The  key may be for Biden to go after the Supreme Court, and he is facing pressure  from many to do that.

In June 2023 the Supreme Court did the Democrats a major favor with the Dobbs v Jackson Women’s Health Organization decision declaring that abortion was no longer a protected constitutional right.  It transformed a textbook midterm election where the president’s party on average should have lost more than 26 House and four Senate seats into a contest where Democrats increased their Senate majority and nearly held the House.  The decision motivated the Democratic Party base along with critical voters.  Among the most important of those voters, college-educated suburban women.  While the economy may have been an issue for many, there are only about thirty swing congressional  districts in the US that matter.    Abortion was the issue for female swing voters in swing districts.  Abortion remains a major issue going into 2024 and it will similarly play big in the swing congressional districts and swing states.

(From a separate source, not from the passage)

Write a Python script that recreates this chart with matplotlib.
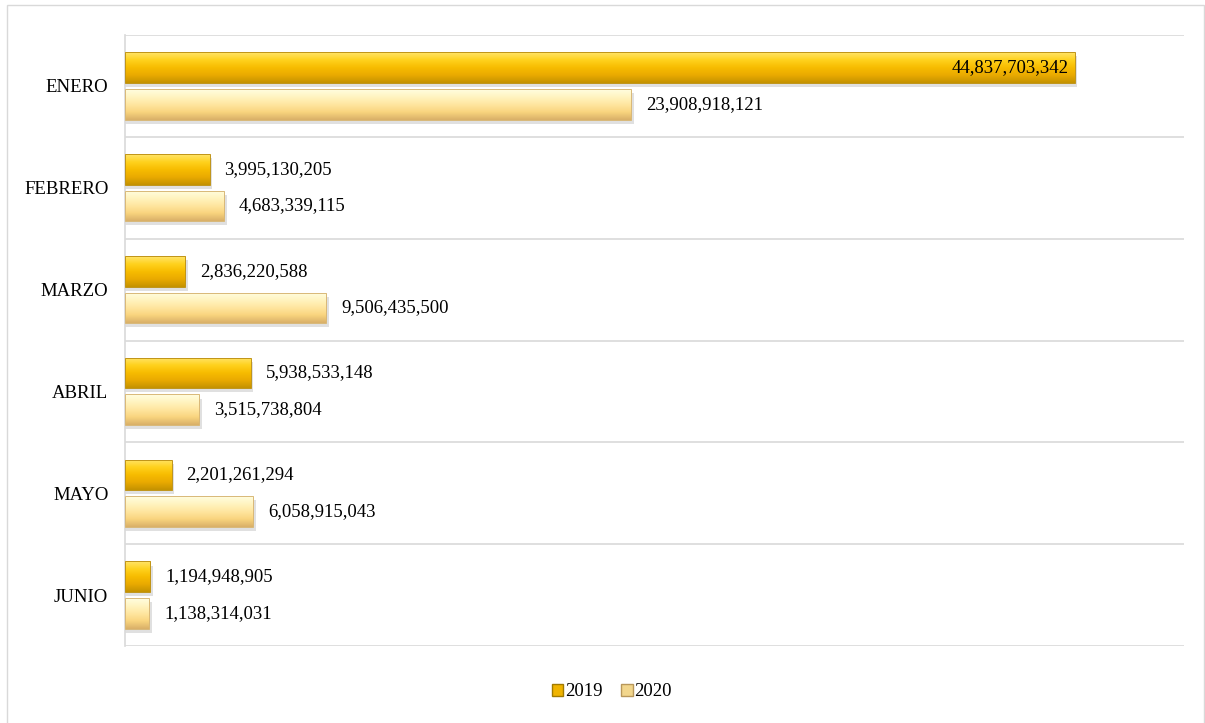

Consider three of the blockbuster cases decided by the Court in its closing week. In  Students for Fair Admissions, Inc. v. President and Fellows of Harvard College the Court down the use of affirmative action in college admission decisions.  In Nebraska v. Biden it struck down  the President’s executive order to forgive some student loan debt.  In Creative LLC et al. v. Elenisthe Court ruled that the First Amendment protected the right of a business to refuse to design a web page for a same-sex couple.  The 6-3 Republican-Democratic presidential appointment lineup of the votes clearly reveals partisan biases.  But think of the bias in a different way—who are the losers.  In these three cases the major losers were students, college-educated  individuals, persons of color, and members of the LTBTQ+ community.  All four of these groups are part of the new Democratic Party coalition.

Yet for some of these groups despite leaning Democratic, their voting percentages are often  low compared to that of Republicans.  For example, voter turnout in presidential elections has ranged from 54.2% in 2000 to 66.6% in 2020.  While in 2020 student voting nearly equaled that of the general population, historically it has been 14 to 20  percentage points lower.  Comparing Whites to non-White voting, the gap is about 13 percentage points. In 2020, 81% of  those who identify as members of the LGBTQ+ community voted for Biden. Finally, for college-educated women, nearly 60% voted for Biden 2020, with turnout for them up compared to 2016.

The simple fact is that when young people, people of color, those with college degrees, and females with college degrees vote, Democrats win, including their presidential candidate.   Yet motivating these voters is the issue, and this is where the three Supreme Court decisions come in.

Democrats will run against the Supreme Court next year, especially pointing out that if Trump is the nominee it could be even worse if he gets to appoint more Justices than the three he already had confirmed, along with the many lower federal court judges.  But running against the Court is not enough. Democrats need to connect  the Court to specific issues and cases and then connect all that to the constituencies they wish to mobilize.  If they can do that they have a basis for overcoming the enthusiasm gap for Biden.  The opportunity is there for  Biden, he now needs to take advantage of it.

David Schultz is a professor of political science at Hamline University. He is the author of Presidential Swing States:  Why Only Ten Matter.